_Supplied information_
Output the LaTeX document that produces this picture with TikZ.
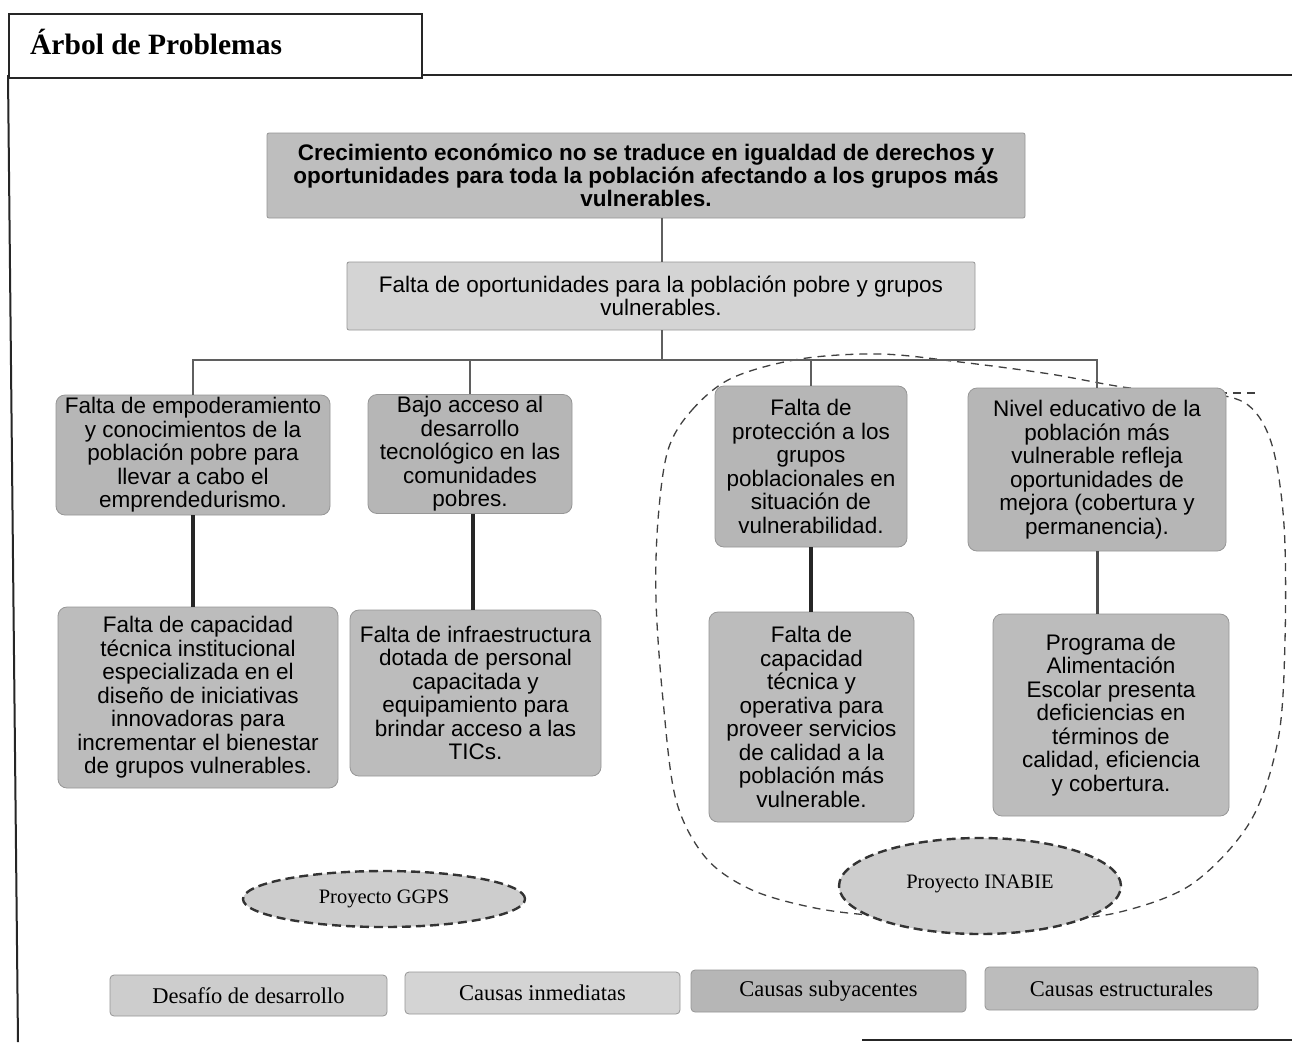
\documentclass[tikz,border=0pt]{standalone}
\usepackage{fontspec}
\setmainfont{Liberation Serif}
\newfontfamily\boxfont{Liberation Sans}
\usetikzlibrary{shapes.geometric}
\definecolor{gTop}{RGB}{190,190,190}
\definecolor{gF}{RGB}{212,212,212}
\definecolor{gMid}{RGB}{182,182,182}
\definecolor{gLow}{RGB}{188,188,188}
\definecolor{gEdge}{RGB}{150,150,150}
\definecolor{gLine}{RGB}{95,95,95}
\definecolor{gEll}{RGB}{205,205,205}
\tikzset{
  pbox/.style={draw=gEdge, line width=0.8pt, fill=gMid, rounded corners=9pt, align=center, inner sep=2pt,
    font=\boxfont\fontsize{22.5}{23.5}\selectfont, text=black},
  sqbox/.style={pbox, rounded corners=2pt},
  legbox/.style={draw=gEdge, line width=0.8pt, rounded corners=4pt, inner sep=0pt,
    font=\fontsize{22.5}{24}\selectfont},
  conn/.style={draw=gLine, line width=2.6pt},
  drop/.style={draw=black!85, line width=3.6pt},
  projell/.style={ellipse, draw=black!80, fill=gEll, line width=2.4pt, dash pattern=on 9pt off 5pt,
    inner sep=0pt, font=\fontsize{20.5}{22}\selectfont},
  region/.style={draw=black!75, line width=1.3pt, dash pattern=on 8pt off 6pt},
  frame/.style={draw=black!85, line width=2pt}
}
\begin{document}
\begin{tikzpicture}[x=1pt,y=-1pt]
\useasboundingbox (0,0) rectangle (1292,1042);
\fill[white] (0,0) rectangle (1292,1042);
% frame
\draw[frame] (8,75) -- (1292,75);
\draw[frame] (8,75) -- (18,1042);
\draw[frame] (862,1040) -- (1292,1040);
\node[draw=black!85, line width=2pt, minimum width=413pt, minimum height=64pt, anchor=north west,
  inner sep=0pt, fill=white] (titlebox) at (8,13) {};
\node[anchor=base west, inner sep=0pt, font=\bfseries\fontsize{29.5}{31}\selectfont] (title) at (30,54) {Árbol de Problemas};

% dashed region (INABIE)
\draw[region] plot[smooth cycle, tension=0.55] coordinates {
 (668,450) (692,410) (732,378) (800,359) (880,354) (960,362) (1050,374) (1130,388) (1205,393)
 (1248,405) (1272,445) (1284,525) (1285,640) (1278,740) (1250,822) (1192,884) (1120,912)
 (1050,920) (970,921) (880,916) (815,908) (752,890) (706,858) (676,800) (663,700) (656,600) (658,520)};
\draw[region] (1205,393) -- (1260,393);

% boxes
\node[sqbox, fill=gTop, font=\boxfont\bfseries\fontsize{22.5}{23.3}\selectfont, minimum width=758pt, minimum height=85pt] (T) at (646,175.5)
 {Crecimiento económico no se traduce en igualdad de derechos y\\oportunidades para toda la población afectando a los grupos más\\vulnerables.};
\node[sqbox, fill=gF, minimum width=628pt, minimum height=68pt] (F) at (661,296)
 {Falta de oportunidades para la población pobre y grupos\\vulnerables.};

\node[pbox, minimum width=274pt, minimum height=120pt] (A) at (193,455)
 {Falta de empoderamiento\\y conocimientos de la\\población pobre para\\llevar a cabo el\\emprendedurismo.};
\node[pbox, minimum width=204pt, minimum height=110pt] (B) at (470,454)
 {Bajo acceso al\\desarrollo\\tecnológico en las\\comunidades\\pobres.};
\node[pbox, minimum width=192pt, minimum height=161pt] (C) at (811,466.5)
 {Falta de\\protección a los\\grupos\\poblacionales en\\situación de\\vulnerabilidad.};
\node[pbox, minimum width=258pt, minimum height=163pt] (D) at (1097,469.5)
 {Nivel educativo de la\\población más\\vulnerable refleja\\oportunidades de\\mejora (cobertura y\\permanencia).};

\node[pbox, fill=gLow, minimum width=280pt, minimum height=181pt] (A2) at (198,697.5)
 {Falta de capacidad\\técnica institucional\\especializada en el\\diseño de iniciativas\\innovadoras para\\incrementar el bienestar\\de grupos vulnerables.};
\node[pbox, fill=gLow, minimum width=251pt, minimum height=166pt] (B2) at (475.5,693)
 {Falta de infraestructura\\dotada de personal\\capacitada y\\equipamiento para\\brindar acceso a las\\TICs.};
\node[pbox, fill=gLow, minimum width=205pt, minimum height=210pt] (C2) at (811.5,717)
 {Falta de\\capacidad\\técnica y\\operativa para\\proveer servicios\\de calidad a la\\población más\\vulnerable.};
\node[pbox, fill=gLow, minimum width=236pt, minimum height=202pt] (D2) at (1111,715)
 {Programa de\\Alimentación\\Escolar presenta\\deficiencias en\\términos de\\calidad, eficiencia\\y cobertura.};

% connectors
\coordinate (bus) at (662,360);
\draw[conn, line width=2pt] (T.south -| bus) -- (F.north -| bus);
\draw[conn] (F.south -| bus) -- (bus);
\draw[conn] (bus) -| (A.north);
\draw[conn] (bus) -| (B.north);
\draw[conn] (bus) -| (C.north);
\draw[conn] (bus) -| (D.north);
\draw[drop] (A.south) -- (A.south |- A2.north);
\draw[drop] ([xshift=3pt]B.south) -- ([xshift=3pt]B.south |- B2.north);
\draw[drop] (C.south) -- (C.south |- C2.north);
\draw[drop, line width=3pt, draw=black!70] (D.south) -- (D.south |- D2.north);

% project ellipses
\node[projell, minimum width=282pt, minimum height=56pt] (ggps) at (384,899) {Proyecto GGPS};
\node[projell, minimum width=282pt, minimum height=96pt] (inabie) at (980,886) {\raisebox{8pt}{Proyecto INABIE}};

% legend
\node[legbox, fill=gEll, minimum width=277pt, minimum height=41pt] (L1) at (248.5,995.5) {Desafío de desarrollo};
\node[legbox, fill=gF, minimum width=275pt, minimum height=42pt] (L2) at (542.5,993) {Causas inmediatas};
\node[legbox, fill=gMid, minimum width=275pt, minimum height=42pt] (L3) at (828.5,991) {Causas subyacentes};
\node[legbox, fill=gLow, minimum width=273pt, minimum height=43pt] (L4) at (1121.5,988.5) {Causas estructurales};
\end{tikzpicture}
\end{document}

_Stated problem_
Go from the first line of the data above to the line containing "(1205,393) -- (1260,393);" and retype exactly those lines, both included, but none of the pictures.

_The response_
Output the LaTeX document that produces this picture with TikZ.
\documentclass[tikz,border=0pt]{standalone}
\usepackage{fontspec}
\setmainfont{Liberation Serif}
\newfontfamily\boxfont{Liberation Sans}
\usetikzlibrary{shapes.geometric}
\definecolor{gTop}{RGB}{190,190,190}
\definecolor{gF}{RGB}{212,212,212}
\definecolor{gMid}{RGB}{182,182,182}
\definecolor{gLow}{RGB}{188,188,188}
\definecolor{gEdge}{RGB}{150,150,150}
\definecolor{gLine}{RGB}{95,95,95}
\definecolor{gEll}{RGB}{205,205,205}
\tikzset{
  pbox/.style={draw=gEdge, line width=0.8pt, fill=gMid, rounded corners=9pt, align=center, inner sep=2pt,
    font=\boxfont\fontsize{22.5}{23.5}\selectfont, text=black},
  sqbox/.style={pbox, rounded corners=2pt},
  legbox/.style={draw=gEdge, line width=0.8pt, rounded corners=4pt, inner sep=0pt,
    font=\fontsize{22.5}{24}\selectfont},
  conn/.style={draw=gLine, line width=2.6pt},
  drop/.style={draw=black!85, line width=3.6pt},
  projell/.style={ellipse, draw=black!80, fill=gEll, line width=2.4pt, dash pattern=on 9pt off 5pt,
    inner sep=0pt, font=\fontsize{20.5}{22}\selectfont},
  region/.style={draw=black!75, line width=1.3pt, dash pattern=on 8pt off 6pt},
  frame/.style={draw=black!85, line width=2pt}
}
\begin{document}
\begin{tikzpicture}[x=1pt,y=-1pt]
\useasboundingbox (0,0) rectangle (1292,1042);
\fill[white] (0,0) rectangle (1292,1042);
% frame
\draw[frame] (8,75) -- (1292,75);
\draw[frame] (8,75) -- (18,1042);
\draw[frame] (862,1040) -- (1292,1040);
\node[draw=black!85, line width=2pt, minimum width=413pt, minimum height=64pt, anchor=north west,
  inner sep=0pt, fill=white] (titlebox) at (8,13) {};
\node[anchor=base west, inner sep=0pt, font=\bfseries\fontsize{29.5}{31}\selectfont] (title) at (30,54) {Árbol de Problemas};

% dashed region (INABIE)
\draw[region] plot[smooth cycle, tension=0.55] coordinates {
 (668,450) (692,410) (732,378) (800,359) (880,354) (960,362) (1050,374) (1130,388) (1205,393)
 (1248,405) (1272,445) (1284,525) (1285,640) (1278,740) (1250,822) (1192,884) (1120,912)
 (1050,920) (970,921) (880,916) (815,908) (752,890) (706,858) (676,800) (663,700) (656,600) (658,520)};
\draw[region] (1205,393) -- (1260,393);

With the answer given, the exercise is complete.